# s0kill für völlig blanken rechner



## cleanerXXL (14. Juni 2004)

hallo

ich möchte meinen rechner völlig blank  haben.
es darf nicht erkennbar sein, das mal ein betriebssystem auf dem rechner lief.

deshalb meine frage: *geht das mit s0kill?* 

 ich würde mit Power Quest Partition Manager die partitionen wieder löschen so das ie platte erstmal wieder von den normalen daten befreit und unpartitioniert ist.

ABER: damit ist es ja nich getan. kann man den rest mit s0kill entfernen danmit auch wirklich nicht erkennbar ist das etwas auf der platte drauf war also der absolute werkszustand?

bitte helft mir schnell

danke schonmal

cleaner


----------



## Heavenly (15. Juni 2004)

s0kill löscht meines Wissens nach nur die Nullspur der Festplatte, also quasi das Inhaltsverzeichnis, also wären die Daten wiederherstellbar.

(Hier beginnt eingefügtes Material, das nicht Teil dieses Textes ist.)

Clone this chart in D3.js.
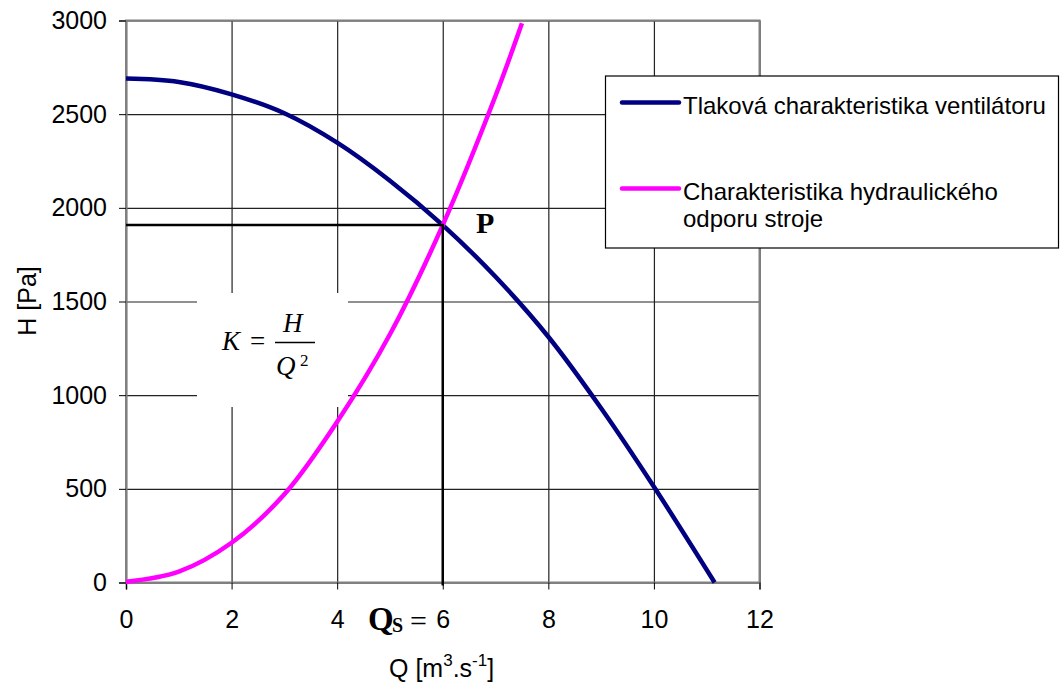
<!DOCTYPE html>
<html>
<head>
<meta charset="utf-8">
<script src="https://cdn.jsdelivr.net/npm/d3@7"></script>
<style>
  body { margin: 0; background: #fff; }
  svg { display: block; }
</style>
</head>
<body>
<svg id="chart" width="1060" height="686"></svg>
<script>
// data
var qTicks = [0, 2, 4, 6, 8, 10, 12];
var hTicks = [0, 500, 1000, 1500, 2000, 2500, 3000];

// fan pressure characteristic
var fanQ = [0, 1, 2, 3, 4, 5, 6, 7, 8, 9, 10, 11.15];
var fanH = [2690, 2672, 2606, 2505, 2348, 2145, 1908, 1632, 1312, 930, 511, 0];

// hydraulic resistance  H = K Q^2
var resQ = [0, 1, 2, 3, 4, 5, 6, 7, 7.5];
var resH = [4, 58, 212, 471, 858, 1325, 1908, 2598, 2985];

// operating point P
var pointQ = 6;
var pointH = 1908;

var legendLabels = [
    ["Tlaková charakteristika ventilátoru"],
    ["Charakteristika hydraulického", "odporu stroje"]
];
var colors = ["#000080", "#ff00ff"];

var svg = d3.select("#chart");
var sans = "'Liberation Sans', Arial, sans-serif";
var serif = "'Liberation Serif', 'Times New Roman', serif";

var x = d3.scaleLinear().domain([0, 12]).range([126, 759.5]);
var y = d3.scaleLinear().domain([0, 3000]).range([582.5, 20.5]);

// grid
svg.append("g")
    .attr("transform", "translate(0," + y(0) + ")")
    .call(d3.axisBottom(x).tickValues(qTicks).tickSize(-(y(0) - y(3000))).tickFormat(""))
    .call(g => g.select(".domain").remove())
    .selectAll("line").attr("stroke", "#222").attr("stroke-width", 1.2);
svg.append("g")
    .attr("transform", "translate(" + x(0) + ",0)")
    .call(d3.axisLeft(y).tickValues(hTicks).tickSize(-(x(12) - x(0))).tickFormat(""))
    .call(g => g.select(".domain").remove())
    .selectAll("line").attr("stroke", "#222").attr("stroke-width", 1.2);

// plot border
svg.append("rect")
    .attr("x", x(0)).attr("y", y(3000))
    .attr("width", x(12) - x(0)).attr("height", y(0) - y(3000))
    .attr("fill", "none").attr("stroke", "#808080").attr("stroke-width", 2);

// white box behind the formula
svg.append("rect")
    .attr("x", 197).attr("y", 293).attr("width", 151).attr("height", 114)
    .attr("fill", "#fff");

// axes
var xAxis = svg.append("g")
    .attr("transform", "translate(0," + y(0) + ")")
    .call(d3.axisBottom(x).tickValues(qTicks).tickSize(7).tickPadding(21).tickFormat(d3.format("d")));
var yAxis = svg.append("g")
    .attr("transform", "translate(" + x(0) + ",0)")
    .call(d3.axisLeft(y).tickValues(hTicks).tickSize(7).tickPadding(12).tickFormat(d3.format("d")));
[xAxis, yAxis].forEach(function (g) {
    g.select(".domain").attr("stroke", "#808080").attr("stroke-width", 2);
    g.selectAll(".tick line").attr("stroke", "#000");
    g.selectAll("text").attr("font-family", sans).attr("font-size", 25).attr("fill", "#000");
});

// curves
var line = d3.line().x(d => x(d[0])).y(d => y(d[1])).curve(d3.curveCatmullRom.alpha(0.5));
var series = [d3.zip(fanQ, fanH), d3.zip(resQ, resH)];
series.forEach(function (pts, i) {
    svg.append("path").datum(pts)
        .attr("d", line)
        .attr("fill", "none")
        .attr("stroke", colors[i])
        .attr("stroke-width", 4.5)
        .attr("stroke-linejoin", "round");
});

// operating point guide lines
svg.append("path")
    .attr("d", "M" + x(0) + "," + y(pointH) + "H" + x(pointQ) + "V" + (y(0) + 3))
    .attr("fill", "none").attr("stroke", "#000").attr("stroke-width", 2.5);

svg.append("text")
    .attr("x", 476).attr("y", 233)
    .attr("font-family", serif).attr("font-weight", "bold").attr("font-size", 30)
    .text("P");

// Qs = label next to tick 6
var qs = svg.append("g").attr("font-family", serif);
qs.append("text").attr("x", 368).attr("y", 630)
    .attr("font-weight", "bold").attr("font-size", 33).text("Q");
qs.append("text").attr("x", 392).attr("y", 631.5)
    .attr("font-weight", "bold").attr("font-size", 20).text("S");
qs.append("text").attr("x", 410).attr("y", 631)
    .attr("font-size", 30).text("=");

// formula K = H / Q^2
var f = svg.append("g").attr("font-family", serif).attr("font-style", "italic").attr("font-size", 27);
f.append("text").attr("x", 222).attr("y", 350).text("K");
f.append("text").attr("x", 250).attr("y", 350).attr("font-style", "normal").text("=");
f.append("line").attr("x1", 275).attr("x2", 315).attr("y1", 342.5).attr("y2", 342.5)
    .attr("stroke", "#000").attr("stroke-width", 1.3);
f.append("text").attr("x", 283).attr("y", 332).text("H");
f.append("text").attr("x", 276).attr("y", 375).text("Q");
f.append("text").attr("x", 300).attr("y", 366).attr("font-style", "normal").attr("font-size", 17).text("2");

// axis titles
var xt = svg.append("text")
    .attr("x", 389).attr("y", 677)
    .attr("font-family", sans).attr("font-size", 25);
xt.append("tspan").text("Q [m");
xt.append("tspan").attr("font-size", 17).attr("dy", -11).text("3");
xt.append("tspan").attr("dy", 11).text(".s");
xt.append("tspan").attr("font-size", 17).attr("dy", -11).text("-1");
xt.append("tspan").attr("dy", 11).text("]");

svg.append("text")
    .attr("transform", "translate(36,301) rotate(-90)")
    .attr("text-anchor", "middle")
    .attr("font-family", sans).attr("font-size", 25)
    .text("H [Pa]");

// legend
var lg = svg.append("g");
lg.append("rect")
    .attr("x", 605.5).attr("y", 76).attr("width", 453).attr("height", 172)
    .attr("fill", "#fff").attr("stroke", "#000").attr("stroke-width", 1.2);
var legendY = [102.5, 188.5];
legendLabels.forEach(function (lines, i) {
    lg.append("line")
        .attr("x1", 622).attr("x2", 679)
        .attr("y1", legendY[i]).attr("y2", legendY[i])
        .attr("stroke", colors[i]).attr("stroke-width", 4.5).attr("stroke-linecap", "round");
    lines.forEach(function (t, j) {
        lg.append("text")
            .attr("x", 683).attr("y", legendY[i] + 11 + j * 27.5)
            .attr("font-family", sans).attr("font-size", 24)
            .text(t);
    });
});
</script>
</body>
</html>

Aber du könntest dir diese Links mal anschaun und es mit einem von den Tools da versuchen:
http://www.heise.de/ct/faq/hotline/98/07/hotline9807_2.shtml
http://www.archicrypt.com/cgi-bin/countdown.cgi?Shredder_Testversion.zip

MFG


----------



## mberger (15. Juni 2004)

ich würd an deiner stelle zB mit o&o safe erase eine absolut saubere und sichere löschung der platte machen und dann zum schluss noch die partitionen löschen ... eventuell dann noch en low level format und schon sollte alles sauber sein ... ´zumindest kann man dann nicht mehr nachvollziehen was da mal drauf war (zumindest nicht mit handelsüblichen mitteln), aber ob man das auch so machen kann dass es aussieht als wäre nie etwas drauf gewesen weiss ich nicht, wobei ich mir nicht mal sicher bin dass eine platte die ich neu kaufe komplett rein ist, da ist bestimmt auch irgendein datenmüll drauf


----------



## cleanerXXL (18. Juni 2004)

na das reicht mir doch schonmal
ich danke euch.

thx cleaner


----------